Dans le geste du pêcheur, il y a déjà ce geste de sortir le poisson de l’eau, de le remonter à la surface de l’eau, de le ramener à l’air libre. En invitant les disciples à être des pêcheurs d’hommes, le Christ appelle ses disciples à rejoindre les hommes et les femmes de leur temps pour les faire sortir de tous les enfermements qui sont les leurs, pour les aider à refaire surface, pour leur permettre de reprendre souffle, pour les mener vers la liberté véritable. Être pêcheur d’hommes, c’est travailler inlassablement à redonner vie, à redonner espérance à tous ceux qui sont comme plongés dans les obscurités de la vie. Le pêcheur d’hommes aide à vivre ce mystère de la résurrection qui fait passer de la mort à la vie. Et nous savons que cette mission se traduira par une manière d’être attentifs aux autres, présents, aimants, à l’écoute, disponible, bienveillant... Pêcheurs d’hommes, nous ne pouvons rester indifférents à celles et ceux qui nous entourent. C’est vraiment notre responsabilité qui est ici appelée à s’exercer, témoin d’une espérance née de notre foi.
Rassembler dans l’unité
S’il y a ce premier geste, de sortir de l’eau, il y a cet autre geste du pêcheur ramenant son filet. C’est l’image du rassemblement, de l’unité. Il s’agit, pêcheur d’hommes, de rassembler dans l’unité tous les enfants de Dieu dispersés. Et, en cette semaine de prière pour l’unité des chrétiens, nous entendons à nouveau le projet de Dieu depuis toujours. Il s’agit, pêcheur d’hommes, de travailler inlassablement à l’unité du genre humain et cela commence déjà par travailler à l’unité de l’Église appelée à être justement signe de cette unité du peuple de Dieu. Il s’agit de travailler à la réalisation du désir de Dieu exprimé par le Christ : "Qu’ils soient un comme nous sommes uns, pour que le monde croit" (Jn 17, 21). L’unité est toujours à construire, au sein déjà de notre propre communauté, au sein de nos églises. Mais elle doit aussi s’élargir à tous nos frères humains.

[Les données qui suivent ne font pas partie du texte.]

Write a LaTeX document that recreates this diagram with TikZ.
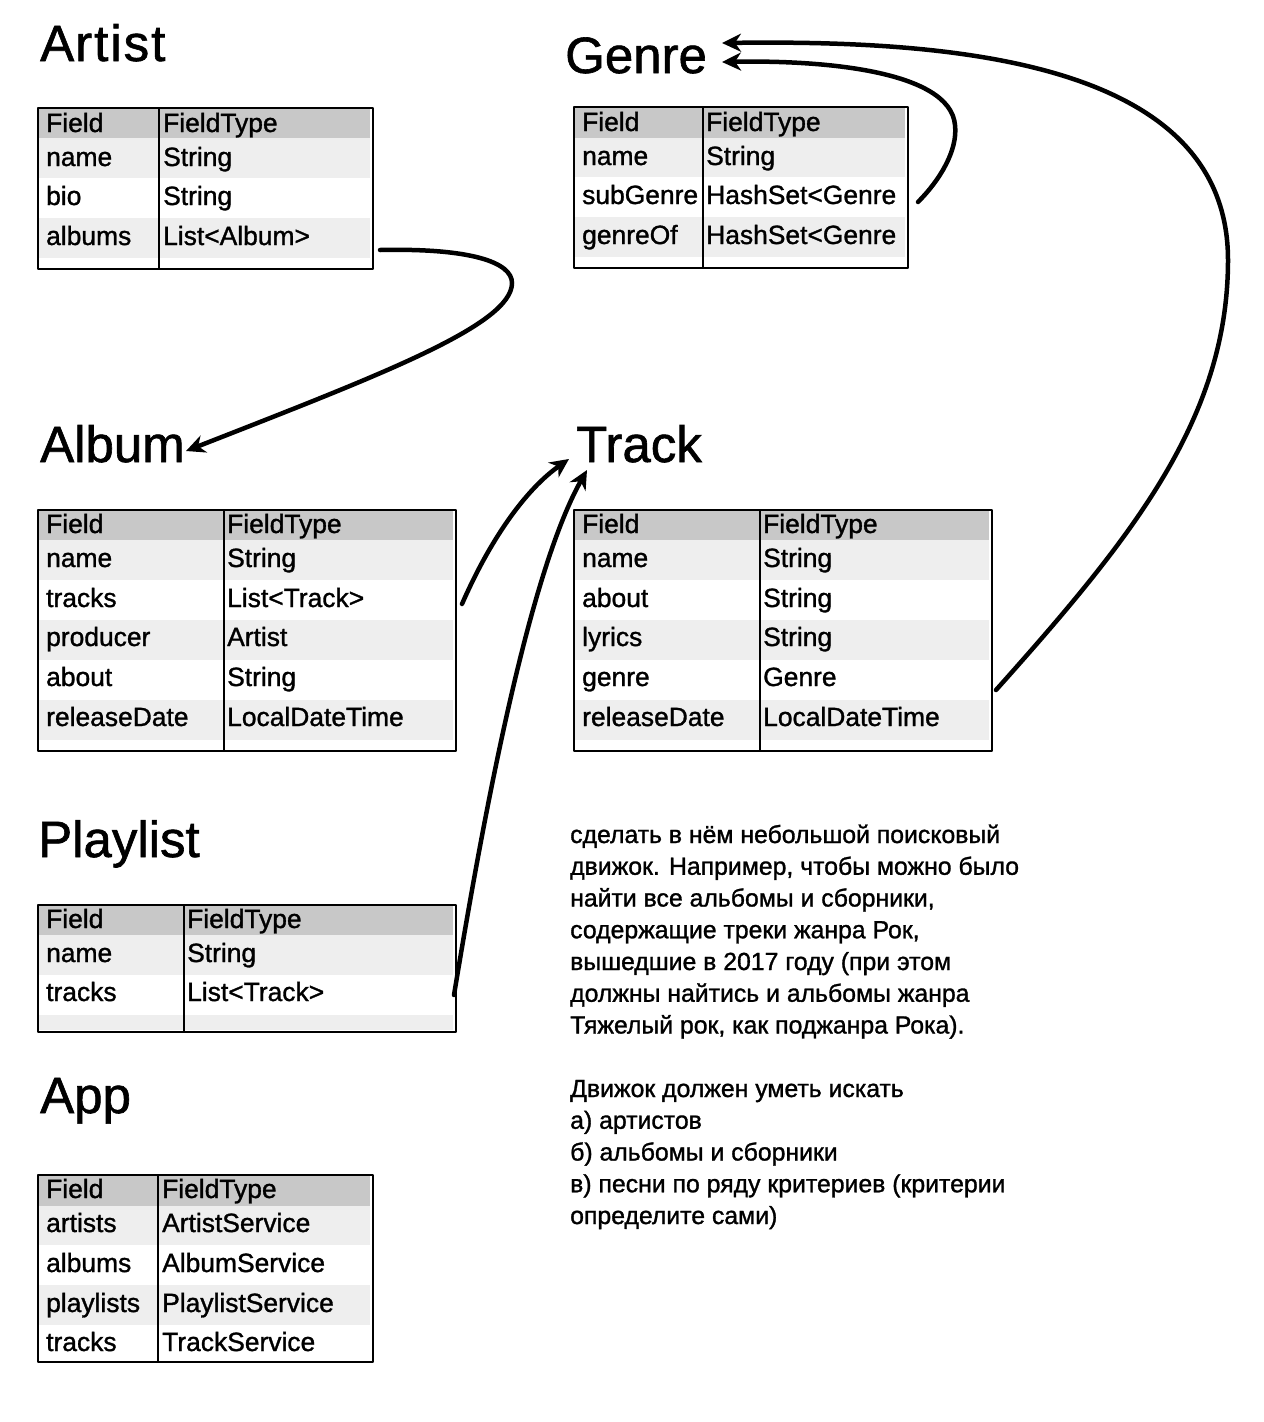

Or, "on dit qu’il y a des disputes entre vous", écrira saint Paul à la communauté de Corinthe. L’unité n’est jamais acquise, elle n’est jamais définitive. Le mal est là tentant à disperser, à exclure, à condamner, à diviser. Pêcheurs d’hommes, nous devons essayer de vivre en communion les uns avec les autres dans le respect de nos différences, dans le respect de nos sensibilités car seule la communion est missionnaire. C’est sans doute la tâche la plus difficile, la plus exigeante, la plus éprouvante. Pourtant, nous le savons, seule l’unité portera des fruits autour de nous.
Ce qu’il nous faut laisser
"Venez à ma suite, je vous ferai devenir des pêcheurs d’hommes." Oui, soyons toujours plus engagés dans nos paroisses, serviteurs de la vie que Dieu veut pour tous, artisans de communion. Voilà la principale mission qui nous revient. Discernons ainsi ce qu’il nous faut laisser, comme les disciples laissant leurs barques et leurs filets, pour nous attacher à la mission que nous confie le Christ.